═════ INFORMATION SUPPLIED ═════
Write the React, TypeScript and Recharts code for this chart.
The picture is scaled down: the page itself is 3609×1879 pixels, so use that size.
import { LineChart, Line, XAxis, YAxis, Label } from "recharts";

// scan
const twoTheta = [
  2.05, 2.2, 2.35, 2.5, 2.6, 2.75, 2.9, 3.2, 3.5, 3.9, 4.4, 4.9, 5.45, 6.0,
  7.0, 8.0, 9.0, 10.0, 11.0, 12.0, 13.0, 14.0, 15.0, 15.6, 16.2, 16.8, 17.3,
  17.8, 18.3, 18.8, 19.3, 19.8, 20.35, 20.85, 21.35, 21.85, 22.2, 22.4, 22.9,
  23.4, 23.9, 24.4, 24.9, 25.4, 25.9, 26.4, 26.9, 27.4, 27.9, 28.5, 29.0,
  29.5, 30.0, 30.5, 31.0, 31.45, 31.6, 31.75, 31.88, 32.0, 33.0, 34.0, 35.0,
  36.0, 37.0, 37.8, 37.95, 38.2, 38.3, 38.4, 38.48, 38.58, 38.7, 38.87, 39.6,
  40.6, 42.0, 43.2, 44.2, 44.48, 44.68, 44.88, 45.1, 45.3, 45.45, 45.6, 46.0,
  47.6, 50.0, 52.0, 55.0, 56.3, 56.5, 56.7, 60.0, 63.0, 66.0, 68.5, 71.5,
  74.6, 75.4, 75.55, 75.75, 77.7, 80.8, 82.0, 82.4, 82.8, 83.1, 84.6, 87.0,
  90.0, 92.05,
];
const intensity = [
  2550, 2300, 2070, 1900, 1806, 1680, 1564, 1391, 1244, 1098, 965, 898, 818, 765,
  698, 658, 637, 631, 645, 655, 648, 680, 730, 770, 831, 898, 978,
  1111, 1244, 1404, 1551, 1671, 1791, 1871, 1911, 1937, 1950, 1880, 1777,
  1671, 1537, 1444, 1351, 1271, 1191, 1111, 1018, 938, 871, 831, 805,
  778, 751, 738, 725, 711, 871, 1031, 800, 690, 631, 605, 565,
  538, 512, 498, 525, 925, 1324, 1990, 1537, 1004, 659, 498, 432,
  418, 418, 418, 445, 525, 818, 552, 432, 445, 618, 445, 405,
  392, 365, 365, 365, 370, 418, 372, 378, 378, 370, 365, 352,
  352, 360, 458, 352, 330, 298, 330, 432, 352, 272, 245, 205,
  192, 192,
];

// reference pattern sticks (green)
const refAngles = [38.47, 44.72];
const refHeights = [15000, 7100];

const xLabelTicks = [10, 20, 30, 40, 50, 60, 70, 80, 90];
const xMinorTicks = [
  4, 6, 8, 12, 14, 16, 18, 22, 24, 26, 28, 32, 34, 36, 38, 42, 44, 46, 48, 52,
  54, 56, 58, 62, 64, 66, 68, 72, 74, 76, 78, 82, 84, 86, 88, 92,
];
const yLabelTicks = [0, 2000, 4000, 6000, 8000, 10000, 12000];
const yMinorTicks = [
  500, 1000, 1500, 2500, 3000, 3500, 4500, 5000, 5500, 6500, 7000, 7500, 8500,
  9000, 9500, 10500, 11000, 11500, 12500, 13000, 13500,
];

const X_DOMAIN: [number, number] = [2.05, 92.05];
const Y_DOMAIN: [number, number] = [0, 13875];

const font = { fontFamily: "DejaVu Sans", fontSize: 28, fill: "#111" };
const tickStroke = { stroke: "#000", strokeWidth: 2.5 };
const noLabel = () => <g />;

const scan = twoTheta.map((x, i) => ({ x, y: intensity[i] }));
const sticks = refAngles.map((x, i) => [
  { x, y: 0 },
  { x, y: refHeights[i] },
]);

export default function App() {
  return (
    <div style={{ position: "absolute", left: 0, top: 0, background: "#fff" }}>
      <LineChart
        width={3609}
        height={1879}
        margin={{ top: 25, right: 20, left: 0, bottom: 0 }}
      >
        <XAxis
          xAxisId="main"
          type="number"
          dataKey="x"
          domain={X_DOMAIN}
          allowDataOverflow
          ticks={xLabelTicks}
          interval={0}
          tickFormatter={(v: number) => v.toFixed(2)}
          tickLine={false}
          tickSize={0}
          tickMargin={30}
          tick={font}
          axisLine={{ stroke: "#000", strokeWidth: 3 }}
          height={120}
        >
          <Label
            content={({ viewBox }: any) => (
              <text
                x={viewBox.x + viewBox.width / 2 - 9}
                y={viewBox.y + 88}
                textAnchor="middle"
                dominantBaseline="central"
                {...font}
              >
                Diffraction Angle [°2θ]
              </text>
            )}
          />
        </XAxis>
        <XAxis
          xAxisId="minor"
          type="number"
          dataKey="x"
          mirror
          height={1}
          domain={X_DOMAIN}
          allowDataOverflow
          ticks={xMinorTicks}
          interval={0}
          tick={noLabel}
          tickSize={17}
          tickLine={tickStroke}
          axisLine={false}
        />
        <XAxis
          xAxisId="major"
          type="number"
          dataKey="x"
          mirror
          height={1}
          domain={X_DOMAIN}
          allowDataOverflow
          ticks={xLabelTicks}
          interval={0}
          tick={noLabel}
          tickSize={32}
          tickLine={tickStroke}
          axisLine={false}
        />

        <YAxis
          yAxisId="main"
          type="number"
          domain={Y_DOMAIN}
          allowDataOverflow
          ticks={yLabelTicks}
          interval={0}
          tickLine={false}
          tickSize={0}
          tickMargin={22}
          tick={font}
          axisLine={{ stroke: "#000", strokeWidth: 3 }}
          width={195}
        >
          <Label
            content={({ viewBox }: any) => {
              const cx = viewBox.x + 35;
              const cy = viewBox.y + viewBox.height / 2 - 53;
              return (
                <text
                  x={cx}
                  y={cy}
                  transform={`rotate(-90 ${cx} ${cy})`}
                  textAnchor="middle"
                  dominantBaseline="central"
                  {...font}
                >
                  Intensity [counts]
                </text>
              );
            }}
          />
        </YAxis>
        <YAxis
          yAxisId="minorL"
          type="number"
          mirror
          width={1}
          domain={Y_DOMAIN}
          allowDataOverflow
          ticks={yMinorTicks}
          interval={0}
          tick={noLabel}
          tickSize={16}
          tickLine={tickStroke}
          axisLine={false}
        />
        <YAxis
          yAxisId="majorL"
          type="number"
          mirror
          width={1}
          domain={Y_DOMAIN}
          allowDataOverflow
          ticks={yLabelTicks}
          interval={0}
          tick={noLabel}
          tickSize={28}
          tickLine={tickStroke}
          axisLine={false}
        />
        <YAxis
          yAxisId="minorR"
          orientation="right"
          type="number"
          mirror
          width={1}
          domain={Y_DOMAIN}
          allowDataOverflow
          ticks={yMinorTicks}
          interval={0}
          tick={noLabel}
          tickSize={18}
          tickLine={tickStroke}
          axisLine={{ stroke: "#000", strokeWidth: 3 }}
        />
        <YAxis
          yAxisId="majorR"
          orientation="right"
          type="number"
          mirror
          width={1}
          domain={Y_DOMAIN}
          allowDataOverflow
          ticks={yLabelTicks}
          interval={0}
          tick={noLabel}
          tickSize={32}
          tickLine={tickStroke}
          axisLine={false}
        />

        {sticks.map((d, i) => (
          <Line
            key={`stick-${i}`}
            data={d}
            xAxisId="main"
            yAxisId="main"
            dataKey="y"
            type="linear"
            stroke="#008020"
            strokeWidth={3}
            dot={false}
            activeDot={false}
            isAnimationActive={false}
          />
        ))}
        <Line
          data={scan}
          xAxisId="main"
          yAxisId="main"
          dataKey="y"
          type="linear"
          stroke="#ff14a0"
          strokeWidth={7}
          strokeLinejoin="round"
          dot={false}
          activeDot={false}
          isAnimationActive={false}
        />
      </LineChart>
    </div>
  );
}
═════
Copy out the listing above, line by line and exactly, from its first line to the line holding "XAxis, YAxis, Label", inclusive.

- SOLUTION BELOW
Write the React, TypeScript and Recharts code for this chart.
The picture is scaled down: the page itself is 3609×1879 pixels, so use that size.
import { LineChart, Line, XAxis, YAxis, Label } from "recharts";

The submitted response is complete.